7. The energy conversion control system for a new energy photovoltaic inverter as described in claim 4, characterized in that, Monitoring the voltage distortion rate or frequency fluctuation rate at the power grid point of common coupling, and generating a power grid operating condition determination result based on the voltage distortion rate and the frequency fluctuation rate, specifically including: The total harmonic distortion rate of the voltage signal is calculated as the voltage distortion rate; The fluctuation amount of the fundamental frequency of the voltage signal is calculated as the frequency fluctuation rate; The voltage distortion rate is compared with a first preset threshold, and the frequency fluctuation rate is compared with a second preset threshold; Based on the comparison results, a power grid condition determination result is generated, indicating whether the power grid is in an ideal or non-ideal condition.

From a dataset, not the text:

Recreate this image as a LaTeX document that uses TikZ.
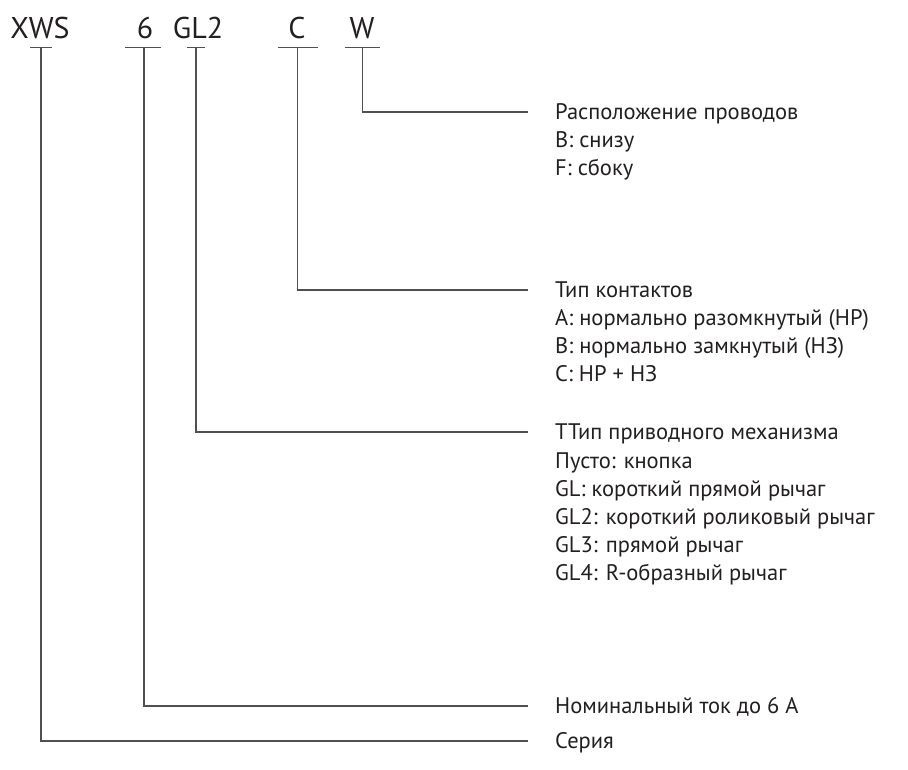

8. The energy conversion control system for a new energy photovoltaic inverter as described in claim 7, characterized in that, When the power grid condition determination result indicates that the power grid has entered a non-ideal operating condition, the weight of the virtual inductance component in the virtual impedance reference signal is dynamically increased, specifically including: Calculate the magnitude by which the voltage distortion rate exceeds the first preset threshold, or calculate the magnitude by which the frequency fluctuation rate exceeds the second preset threshold; Based on the calculated amplitude, determine the increase ratio of the virtual inductance component; The virtual inductance component in the virtual impedance coefficient is increased according to the stated increase ratio.

9. The energy conversion control system for a new energy photovoltaic inverter as described in claim 1, characterized in that, Based on the dynamic grid-connected current command and the grid-connected current feedback signal, a switching drive signal is generated through closed-loop regulation to control the power switching devices of the photovoltaic inverter, specifically including: The dynamic grid-connected current command is compared with the grid-connected current feedback signal to obtain the current error signal; The current error signal is input into a closed-loop regulator for processing to generate a modulated wave signal; The modulated wave signal is compared with the carrier signal to generate the switch drive signal.